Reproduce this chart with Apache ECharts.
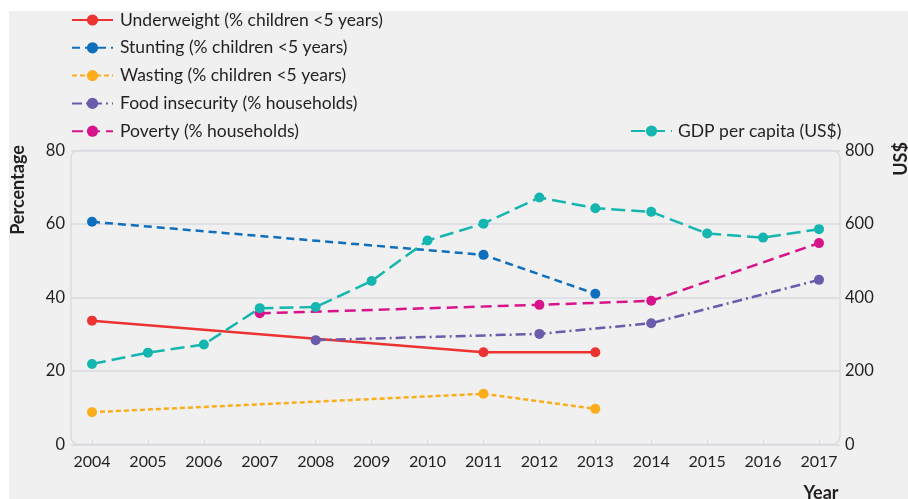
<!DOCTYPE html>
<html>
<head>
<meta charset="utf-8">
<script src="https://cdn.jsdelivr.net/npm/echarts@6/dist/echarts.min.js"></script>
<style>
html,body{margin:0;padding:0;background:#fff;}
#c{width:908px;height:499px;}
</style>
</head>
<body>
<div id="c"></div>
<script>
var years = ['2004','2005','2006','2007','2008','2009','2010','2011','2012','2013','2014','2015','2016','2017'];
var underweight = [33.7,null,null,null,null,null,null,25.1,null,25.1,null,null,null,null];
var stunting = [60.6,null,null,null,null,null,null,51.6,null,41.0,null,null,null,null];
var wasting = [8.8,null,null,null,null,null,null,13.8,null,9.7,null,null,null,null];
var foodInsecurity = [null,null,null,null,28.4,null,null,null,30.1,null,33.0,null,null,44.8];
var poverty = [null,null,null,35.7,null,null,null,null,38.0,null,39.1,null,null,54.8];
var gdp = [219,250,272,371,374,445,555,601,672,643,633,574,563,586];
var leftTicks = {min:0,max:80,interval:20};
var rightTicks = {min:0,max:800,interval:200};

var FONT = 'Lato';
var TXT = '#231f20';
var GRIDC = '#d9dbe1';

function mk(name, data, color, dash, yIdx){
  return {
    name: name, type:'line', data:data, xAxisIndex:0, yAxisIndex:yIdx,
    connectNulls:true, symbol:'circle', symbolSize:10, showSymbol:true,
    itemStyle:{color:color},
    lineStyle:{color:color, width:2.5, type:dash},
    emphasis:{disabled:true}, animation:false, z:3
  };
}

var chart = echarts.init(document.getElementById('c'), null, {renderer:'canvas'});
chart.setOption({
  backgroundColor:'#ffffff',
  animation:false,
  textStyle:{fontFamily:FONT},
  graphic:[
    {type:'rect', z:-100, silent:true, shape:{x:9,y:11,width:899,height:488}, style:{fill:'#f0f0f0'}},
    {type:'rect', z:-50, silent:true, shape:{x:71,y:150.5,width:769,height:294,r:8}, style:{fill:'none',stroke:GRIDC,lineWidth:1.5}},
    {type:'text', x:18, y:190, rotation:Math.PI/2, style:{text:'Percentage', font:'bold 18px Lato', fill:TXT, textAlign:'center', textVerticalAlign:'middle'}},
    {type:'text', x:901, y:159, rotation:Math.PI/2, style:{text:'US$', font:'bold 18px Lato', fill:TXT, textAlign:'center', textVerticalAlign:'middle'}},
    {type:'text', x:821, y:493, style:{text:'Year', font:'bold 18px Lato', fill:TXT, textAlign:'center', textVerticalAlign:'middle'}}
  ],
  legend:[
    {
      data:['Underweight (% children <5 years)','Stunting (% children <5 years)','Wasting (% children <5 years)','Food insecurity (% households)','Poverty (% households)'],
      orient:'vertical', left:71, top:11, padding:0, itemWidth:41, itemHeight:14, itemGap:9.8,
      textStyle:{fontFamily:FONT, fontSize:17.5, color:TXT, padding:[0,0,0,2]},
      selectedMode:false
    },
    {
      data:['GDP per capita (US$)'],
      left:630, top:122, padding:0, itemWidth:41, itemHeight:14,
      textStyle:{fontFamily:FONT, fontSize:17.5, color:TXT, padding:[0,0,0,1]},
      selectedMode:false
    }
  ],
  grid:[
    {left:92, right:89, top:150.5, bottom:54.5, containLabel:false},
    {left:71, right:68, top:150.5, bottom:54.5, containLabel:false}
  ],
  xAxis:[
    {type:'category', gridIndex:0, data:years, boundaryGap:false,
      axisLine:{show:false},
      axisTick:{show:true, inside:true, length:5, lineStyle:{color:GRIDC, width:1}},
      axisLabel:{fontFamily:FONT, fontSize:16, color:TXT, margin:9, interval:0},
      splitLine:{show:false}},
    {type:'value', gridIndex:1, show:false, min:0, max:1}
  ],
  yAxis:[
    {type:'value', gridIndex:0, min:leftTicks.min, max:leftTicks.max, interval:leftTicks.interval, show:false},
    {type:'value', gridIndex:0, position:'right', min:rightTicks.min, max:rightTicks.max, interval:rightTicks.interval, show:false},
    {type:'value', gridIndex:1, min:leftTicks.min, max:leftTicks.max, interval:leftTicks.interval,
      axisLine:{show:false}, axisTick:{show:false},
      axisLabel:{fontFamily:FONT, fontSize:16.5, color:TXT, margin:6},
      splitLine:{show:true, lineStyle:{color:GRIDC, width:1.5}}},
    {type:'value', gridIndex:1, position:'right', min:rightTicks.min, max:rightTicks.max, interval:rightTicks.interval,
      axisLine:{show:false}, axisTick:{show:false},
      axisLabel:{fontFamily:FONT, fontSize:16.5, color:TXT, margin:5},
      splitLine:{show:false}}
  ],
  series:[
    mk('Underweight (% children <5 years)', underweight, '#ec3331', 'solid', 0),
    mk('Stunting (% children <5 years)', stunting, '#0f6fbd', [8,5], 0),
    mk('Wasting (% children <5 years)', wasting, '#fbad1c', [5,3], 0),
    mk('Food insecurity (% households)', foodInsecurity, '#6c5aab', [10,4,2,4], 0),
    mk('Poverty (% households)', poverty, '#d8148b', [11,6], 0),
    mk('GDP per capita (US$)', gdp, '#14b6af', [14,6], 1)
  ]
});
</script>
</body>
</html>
---
**What is expected**. Restate the whole of the material word for word without the pictures.

**The solution**.
Reproduce this chart with Apache ECharts.
<!DOCTYPE html>
<html>
<head>
<meta charset="utf-8">
<script src="https://cdn.jsdelivr.net/npm/echarts@6/dist/echarts.min.js"></script>
<style>
html,body{margin:0;padding:0;background:#fff;}
#c{width:908px;height:499px;}
</style>
</head>
<body>
<div id="c"></div>
<script>
var years = ['2004','2005','2006','2007','2008','2009','2010','2011','2012','2013','2014','2015','2016','2017'];
var underweight = [33.7,null,null,null,null,null,null,25.1,null,25.1,null,null,null,null];
var stunting = [60.6,null,null,null,null,null,null,51.6,null,41.0,null,null,null,null];
var wasting = [8.8,null,null,null,null,null,null,13.8,null,9.7,null,null,null,null];
var foodInsecurity = [null,null,null,null,28.4,null,null,null,30.1,null,33.0,null,null,44.8];
var poverty = [null,null,null,35.7,null,null,null,null,38.0,null,39.1,null,null,54.8];
var gdp = [219,250,272,371,374,445,555,601,672,643,633,574,563,586];
var leftTicks = {min:0,max:80,interval:20};
var rightTicks = {min:0,max:800,interval:200};

var FONT = 'Lato';
var TXT = '#231f20';
var GRIDC = '#d9dbe1';

function mk(name, data, color, dash, yIdx){
  return {
    name: name, type:'line', data:data, xAxisIndex:0, yAxisIndex:yIdx,
    connectNulls:true, symbol:'circle', symbolSize:10, showSymbol:true,
    itemStyle:{color:color},
    lineStyle:{color:color, width:2.5, type:dash},
    emphasis:{disabled:true}, animation:false, z:3
  };
}

var chart = echarts.init(document.getElementById('c'), null, {renderer:'canvas'});
chart.setOption({
  backgroundColor:'#ffffff',
  animation:false,
  textStyle:{fontFamily:FONT},
  graphic:[
    {type:'rect', z:-100, silent:true, shape:{x:9,y:11,width:899,height:488}, style:{fill:'#f0f0f0'}},
    {type:'rect', z:-50, silent:true, shape:{x:71,y:150.5,width:769,height:294,r:8}, style:{fill:'none',stroke:GRIDC,lineWidth:1.5}},
    {type:'text', x:18, y:190, rotation:Math.PI/2, style:{text:'Percentage', font:'bold 18px Lato', fill:TXT, textAlign:'center', textVerticalAlign:'middle'}},
    {type:'text', x:901, y:159, rotation:Math.PI/2, style:{text:'US$', font:'bold 18px Lato', fill:TXT, textAlign:'center', textVerticalAlign:'middle'}},
    {type:'text', x:821, y:493, style:{text:'Year', font:'bold 18px Lato', fill:TXT, textAlign:'center', textVerticalAlign:'middle'}}
  ],
  legend:[
    {
      data:['Underweight (% children <5 years)','Stunting (% children <5 years)','Wasting (% children <5 years)','Food insecurity (% households)','Poverty (% households)'],
      orient:'vertical', left:71, top:11, padding:0, itemWidth:41, itemHeight:14, itemGap:9.8,
      textStyle:{fontFamily:FONT, fontSize:17.5, color:TXT, padding:[0,0,0,2]},
      selectedMode:false
    },
    {
      data:['GDP per capita (US$)'],
      left:630, top:122, padding:0, itemWidth:41, itemHeight:14,
      textStyle:{fontFamily:FONT, fontSize:17.5, color:TXT, padding:[0,0,0,1]},
      selectedMode:false
    }
  ],
  grid:[
    {left:92, right:89, top:150.5, bottom:54.5, containLabel:false},
    {left:71, right:68, top:150.5, bottom:54.5, containLabel:false}
  ],
  xAxis:[
    {type:'category', gridIndex:0, data:years, boundaryGap:false,
      axisLine:{show:false},
      axisTick:{show:true, inside:true, length:5, lineStyle:{color:GRIDC, width:1}},
      axisLabel:{fontFamily:FONT, fontSize:16, color:TXT, margin:9, interval:0},
      splitLine:{show:false}},
    {type:'value', gridIndex:1, show:false, min:0, max:1}
  ],
  yAxis:[
    {type:'value', gridIndex:0, min:leftTicks.min, max:leftTicks.max, interval:leftTicks.interval, show:false},
    {type:'value', gridIndex:0, position:'right', min:rightTicks.min, max:rightTicks.max, interval:rightTicks.interval, show:false},
    {type:'value', gridIndex:1, min:leftTicks.min, max:leftTicks.max, interval:leftTicks.interval,
      axisLine:{show:false}, axisTick:{show:false},
      axisLabel:{fontFamily:FONT, fontSize:16.5, color:TXT, margin:6},
      splitLine:{show:true, lineStyle:{color:GRIDC, width:1.5}}},
    {type:'value', gridIndex:1, position:'right', min:rightTicks.min, max:rightTicks.max, interval:rightTicks.interval,
      axisLine:{show:false}, axisTick:{show:false},
      axisLabel:{fontFamily:FONT, fontSize:16.5, color:TXT, margin:5},
      splitLine:{show:false}}
  ],
  series:[
    mk('Underweight (% children <5 years)', underweight, '#ec3331', 'solid', 0),
    mk('Stunting (% children <5 years)', stunting, '#0f6fbd', [8,5], 0),
    mk('Wasting (% children <5 years)', wasting, '#fbad1c', [5,3], 0),
    mk('Food insecurity (% households)', foodInsecurity, '#6c5aab', [10,4,2,4], 0),
    mk('Poverty (% households)', poverty, '#d8148b', [11,6], 0),
    mk('GDP per capita (US$)', gdp, '#14b6af', [14,6], 1)
  ]
});
</script>
</body>
</html>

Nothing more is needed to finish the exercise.